Un mese di proteste e 1.680 arresti. Il bilancio delle mobilitazioni in Tunisia traduce solo in parte quello che è avvenuto nelle scorse settimane.

Dietro ai numeri ci sono le storie di giovani e giovanissimi, in molti casi minorenni, fermati dalla polizia per aver partecipato alle manifestazioni di piazza, postato critiche e denunce sui social network o, più semplicemente, per essersi trovati nel posto sbagliato al momento sbagliato.

Come nel caso di Outail Chedly, studente universitario di 21 anni arrestato il 17 gennaio scorso mentre si recava in farmacia dopo l’orario di coprifuoco a Mourouj 4, venti minuti di macchina dal centro di Tunisi.

«Nel nostro quartiere ci sono state delle proteste ma nessun saccheggio. Mio fratello è stato fermato dalla polizia a 300 metri da casa, era uscito per comprare delle medicine per nostra madre», è il racconto di Adem Chedly, fratello maggiore di Outail.

Nell’espressione di Adem e della madre Wafa Chedly si può leggere tutta la sofferenza di chi non riesce a farsi una ragione. Nella loro casa su due piani alla prima periferia della capitale aleggia un senso di vuoto e mancanza dettato dall’arresto di Outail, condannato a un anno e sei mesi di carcere per saccheggio e violenza.

Wafa non riesce a trattenere le lacrime mentre osserva la foto di suo figlio. Da quando è uscito di casa il 17 gennaio, la stanza del giovane studente di economia non è stata toccata da nessuno; la chitarra appoggiata al muro e i guanti da boxe sulla scrivania di fianco al cellulare sono gli elementi che riportano alla quotidianità sconvolta della famiglia Chedly.

«Mio fratello non si interessa di politica, suona e legge libri e non c’entra nulla con le proteste. Quest’anno si dovrebbe laureare e ha dovuto svolgere degli esami nella prigione di Mornaguia. Outail non sa neanche di cosa è stato accusato, non ha mai letto il verbale e non ha mai incontrato l’avvocato che ci sta seguendo nel caso».

Le proteste in Tunisia, figlie di un malessere collettivo che va avanti da anni, sono iniziate il 15 gennaio scorso, nei giorni del decimo anniversario della Rivoluzione della libertà e della dignità che ha portato alla fuga l’ex presidente autoritario Zine El-Abidine Ben Ali.

Scoppiate in tutto il paese per chiedere maggiori diritti sociali ed economici, le manifestazioni si sono presto trasformate in rivendicazioni per chiedere il rilascio di chi è stato arrestato in maniera arbitraria dalla polizia. Diverse organizzazioni della società civile, tra cui la Lega tunisina dei diritti dell’uomo (Ltdh), hanno denunciato le pratiche delle forze dell’ordine nel contrastare le mobilitazioni.

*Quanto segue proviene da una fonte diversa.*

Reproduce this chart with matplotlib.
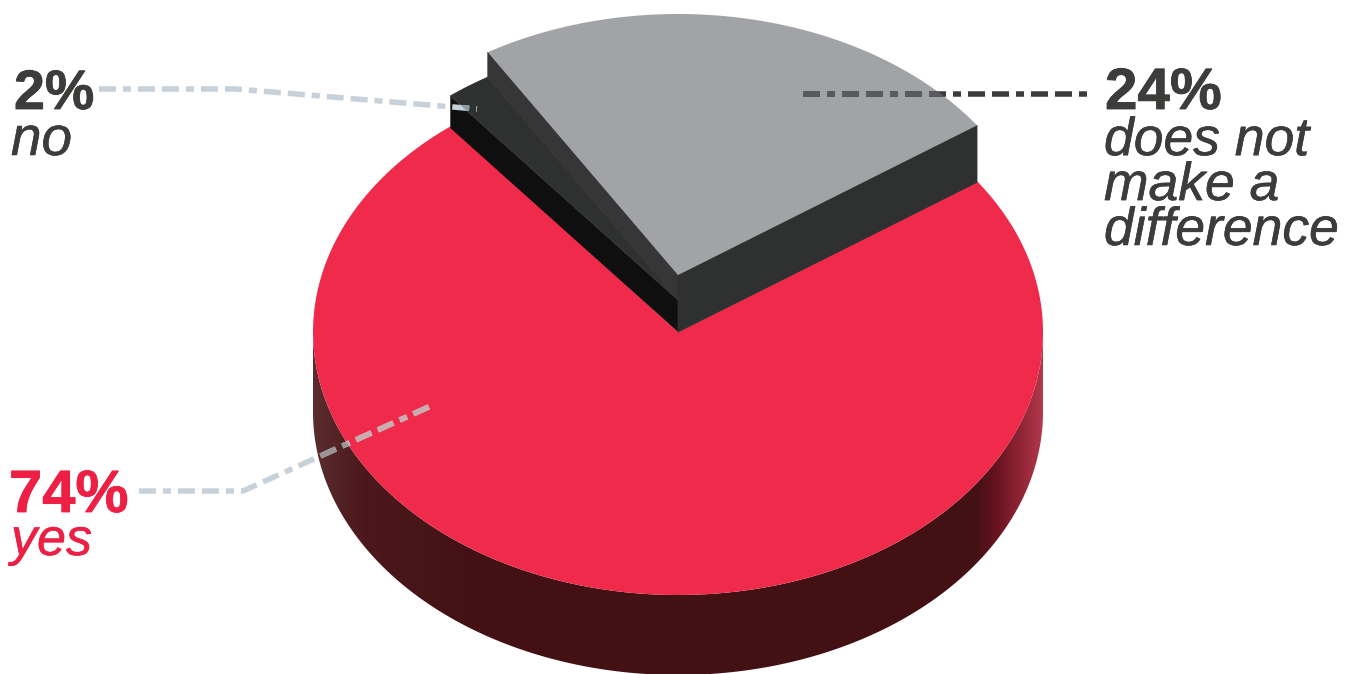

«Abbiamo registrato condanne che vanno dall’anno e mezzo a più di 4 anni per avere infranto la legge sullo stato di emergenza. Tuttavia queste sentenze e quelle al momento dell’arresto sono dei copia e incolla, mancano le garanzie legali minime», è il commento di Noura Sdousi, esponente dell’Ltdh.

La grande e isolata prigione bianca di Mornag, nascosta nella campagna fuori Tunisi, è uno dei luoghi simbolo della fase successiva alle proteste.

Qui sono finiti molti giovani della capitale condannati in primo grado e ora in attesa dell’appello, tra cui il figlio della medica Louhichi Boutaina: «Mio figlio è rimasto a Mornag 15 giorni per avere pubblicato dei post sui social network. Per lavoro ho avuto modo di visitare le carceri. Conosco le violenze verbali e fisiche che hanno subito gli arrestati. Per violenze fisiche intendo pestaggi, alcuni nella fase di fermo sono stati toccati nelle parti intime. Stiamo cercando questi giovani per presentare una denuncia formale».

Anche Outail Chedly ha detto di essere stato schiaffeggiato nella macchina della polizia e di avere assistito al lancio di gas nelle celle per costringere i giovani arrestati a firmare i verbali in cui ammettevano le violenze.

La prima volta che la famiglia Chedly ha deciso di prendere parte alle manifestazioni è stata il 26 gennaio di fronte al parlamento tunisino, nove giorni dopo l’arresto di Outail. Una coscienza politica nata e dettata da una forte necessità, come afferma Adem: «Adesso bisogna continuare a manifestare per cambiare la situazione della Tunisia perché stiamo tornando indietro. Dobbiamo lottare e muoverci».